The Dr Johnson Reading Circle read The Modern Husband (Part one)


(A print featuring some of the cast of The Modern Husband)

The Modern Husband came out in 1732, fairly early in Henry Fielding’s highly successful nine years as a playwright and was performed by the company of Drury Lane Theatre. It ran for a 13 nights, a good run for the time. The cast were the best the company had to offer, with Colley Cibber playing Lord Richly although he was later to be castigated as poet laureate and remembered as King of the Dunces by Alexander Pope, he was a hugely popular performer. Joined by fellow manager, Robert Wilks, the cast was also something of a family affair featuring his son, Theophilus, daughter-in-law, Susannah and one of the first appearances of his daughter Charlotte, who would later play male part - eventually living for a while in male dress. Theophilus and Susannah were going to find life imitate art, but that’ll be in the next instalment.

The play didn’t find itself part of the common repertoire, partly because Wilks died later that year and the Drury Lane company found themselves in years of turmoil which resulted in Theophilus Cibber leading an actor’s revolution against his own father. I think it’s also probable the play hasn’t been revived because it’s not a particularly ‘fun’ piece.

The Modern Husband finds Fielding in full, bitter satire mode, closer in tone his novels Jonathan Wilde and Amelia, then the more celebrated Tom Jones. If it’s not particularly funny, it’s because it’s not supposed to be, it’s satire as scourge not light amusement. The target is modernity, particularly its mercantilism, silly fashions and esteem of reputation and appearance over substance, a topic that appeared in the much gentler The Clandestine Marriage as a division between town and country. It’s not a new topic in any way and in the culture war that took place between old and new ways, Fielding identified with the old, his initial writing published under the name Scriblerus Secondus, linking himself to the Scribleran society of Pope, Swift and Gay.

The play is about how Mr and Mrs Modern can’t maintain their spendthrift lifestyle so Mr Modern decides to pimp his wife out to Lord Richly. Meanwhile, all their fashionable friends are undergoing similar crises of love, money and conscience. 

For a play with such on-the-nose naming as Mr Modern, Lord Richly, Mrs Banespouse and Lady Pawnjewels, the characters are not as simplistic as they first appear. For example, while Mr Gaywit originally seems to live up to his name, dispensing cynical comments from a position of indifference but he’s actually deeply in. Unfortunately, when he tells Emilia that his emotions for her can be called;
        “A just admiration of the highest worth. Call it the tenderest friendship of you please, though I fear it merits the swiftest, softest name that can be given” she assumes he’s speaking ironically. 
His declarations of love have a simplicity and sincerity that read as more genuine than the decelerations of love found in the other plays we’ve read. 
Similarly, Mr Bellamant seems built up to be the scoundrel for the week, a character warns another about his skill at cheating on his wife without anyone knowing. What’s more, we meet the wife he cheats on, who seems (at this stage of the play) to be one of the few uncomplicated ‘good’ characters in the play. However, in the subsequent scene with his faddish, spendthrift, son, he is resolutely on the ‘right’ side of the play’s debate, laughing at his son dressing as a woman and blowing to every fashionable breeze that comes along. The son feels his father is unfair in this, declaring that, “If a man will keep good company, he must comply with the fashion” but fashion is definitely the main villain in this play.

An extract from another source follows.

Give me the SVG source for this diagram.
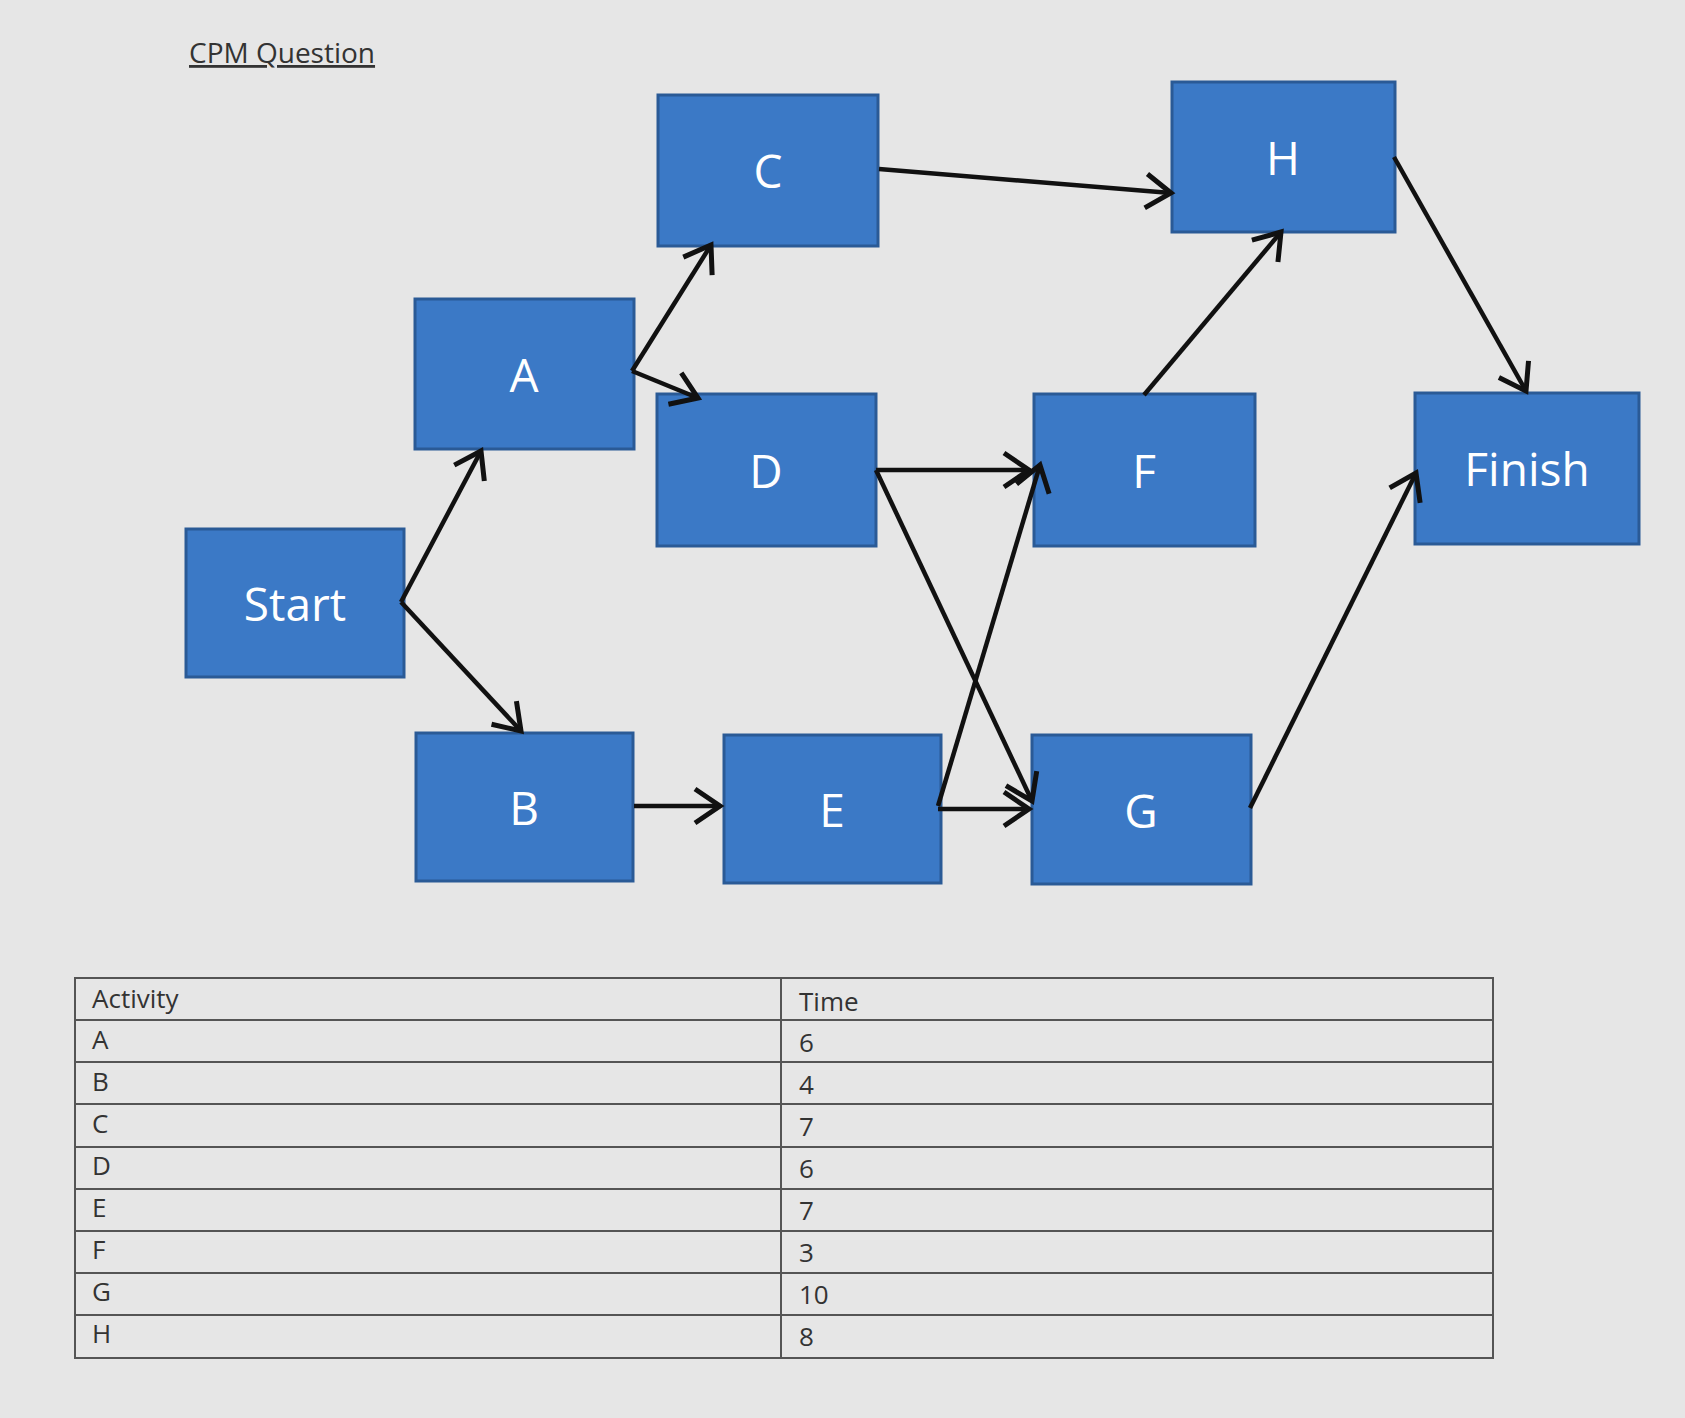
<svg xmlns="http://www.w3.org/2000/svg" width="1685" height="1418" viewBox="0 0 1685 1418">
<style>
.n rect{fill:#3b79c6;stroke:#2a5a96;stroke-width:3}
.n text{fill:#fff;font-family:"Open Sans","Liberation Sans",sans-serif;font-size:46px;text-anchor:middle;dominant-baseline:central}
.c line{stroke:#111;stroke-width:4.5;marker-end:url(#ah)}
.t text{font-family:"Open Sans","Liberation Sans",sans-serif;font-size:26px;fill:#333}
.t line,.t rect{stroke:#555;stroke-width:2;fill:none}
</style>
<defs>
<marker id="ah" viewBox="0 0 12 12" refX="11" refY="6" markerWidth="12" markerHeight="12" orient="auto" markerUnits="userSpaceOnUse" style="overflow:visible">
<path d="M-14,-11 L11,6 L-14,23" fill="none" stroke="#111" stroke-width="5"/>
</marker>
</defs>
<rect width="1685" height="1418" fill="#e6e6e6"/>
<text x="189" y="63" font-family="Open Sans,Liberation Sans,sans-serif" font-size="28" fill="#333" text-decoration="underline">CPM Question</text>
<g id="start" class="n"><rect x="186" y="529" width="218" height="148"/><text x="295" y="603">Start</text></g>
<g id="a" class="n"><rect x="415" y="299" width="219" height="150"/><text x="524" y="374">A</text></g>
<g id="b" class="n"><rect x="416" y="733" width="217" height="148"/><text x="524" y="807">B</text></g>
<g id="c" class="n"><rect x="658" y="95" width="220" height="151"/><text x="768" y="170">C</text></g>
<g id="d" class="n"><rect x="657" y="394" width="219" height="152"/><text x="766" y="470">D</text></g>
<g id="e" class="n"><rect x="724" y="735" width="217" height="148"/><text x="832" y="809">E</text></g>
<g id="h" class="n"><rect x="1172" y="82" width="223" height="150"/><text x="1283" y="157">H</text></g>
<g id="f" class="n"><rect x="1034" y="394" width="221" height="152"/><text x="1144" y="470">F</text></g>
<g id="g" class="n"><rect x="1032" y="735" width="219" height="149"/><text x="1141" y="810">G</text></g>
<g id="finish" class="n"><rect x="1415" y="393" width="224" height="151"/><text x="1527" y="468">Finish</text></g>
<g class="c">
<line x1="401" y1="602" x2="481" y2="451"/>
<line x1="401" y1="602" x2="521" y2="731"/>
<line x1="632" y1="371" x2="711" y2="245"/>
<line x1="632" y1="371" x2="698" y2="398"/>
<line x1="879" y1="169" x2="1171" y2="193"/>
<line x1="634" y1="806" x2="720" y2="806"/>
<line x1="876" y1="470" x2="1029" y2="470"/>
<line x1="876" y1="470" x2="1032" y2="801"/>
<line x1="938" y1="806" x2="1040" y2="465"/>
<line x1="938" y1="809" x2="1029" y2="809"/>
<line x1="1144" y1="395" x2="1281" y2="232"/>
<line x1="1394" y1="157" x2="1526" y2="391"/>
<line x1="1250" y1="808" x2="1416" y2="473"/>
</g>
<g class="t">
<rect x="75" y="978" width="1418" height="380" fill="#ececec"/>
<line x1="781" y1="978" x2="781" y2="1358"/>
<line x1="75" y1="1020" x2="1493" y2="1020"/>
<line x1="75" y1="1062" x2="1493" y2="1062"/>
<line x1="75" y1="1104" x2="1493" y2="1104"/>
<line x1="75" y1="1147" x2="1493" y2="1147"/>
<line x1="75" y1="1189" x2="1493" y2="1189"/>
<line x1="75" y1="1231" x2="1493" y2="1231"/>
<line x1="75" y1="1273" x2="1493" y2="1273"/>
<line x1="75" y1="1315" x2="1493" y2="1315"/>
<text x="92" y="1008">Activity</text><text x="799" y="1011">Time</text>
<text x="92" y="1049">A</text><text x="799" y="1052">6</text>
<text x="92" y="1091">B</text><text x="799" y="1094">4</text>
<text x="92" y="1133">C</text><text x="799" y="1136">7</text>
<text x="92" y="1175">D</text><text x="799" y="1178">6</text>
<text x="92" y="1217">E</text><text x="799" y="1220">7</text>
<text x="92" y="1259">F</text><text x="799" y="1262">3</text>
<text x="92" y="1301">G</text><text x="799" y="1304">10</text>
<text x="92" y="1343">H</text><text x="799" y="1346">8</text>
</g>
</svg>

Wholly unsympathetic are Mr Modern and Lady Charlotte. He’s a snivelling suck-up who reminds me a little of Rigsby from Rising Damp and she’s someone who confuses cruel with funny. She’s even proud of the fact, boasting,
   “Oh! I would not say a good−natured thing for the World.” Unfortunately for Gaywit, he has to marry her if he wants to inherit Lord Richly’s fortune despite his heart being with Emilia. He knows he is not fond of Lady Charlotte but can’t tell whether she likes him as, “it is as difficult to be certain of her dislike, as her affection,” she being equally nasty to everyone. In the end, the problem is the desire to be respected and the notion that money is the only route to that - a problem in which nearly all the characters in the play are currently struggling with in some way or another, especially when battling with love.

All this does mean that, while the play did not produce the laughs of Wild Oats, there was a lot bubbling away under the surface and many of the jabs find their mark. One part that did raise a laugh was a conversation Lord Richly and Gaywit have about a new opera called ‘The Humours of Bedlam”. It maybe the most perfect opera ever made as, being written by an Englishman and set in Bedlam, it has “neither sense nor music”. I think it might have played Edinburgh last year.

However, whether dabbling in light comedy or bitter farce, it’s nice to know that it’s possible to come together, even if it’s over video-conference and explore something new and interesting.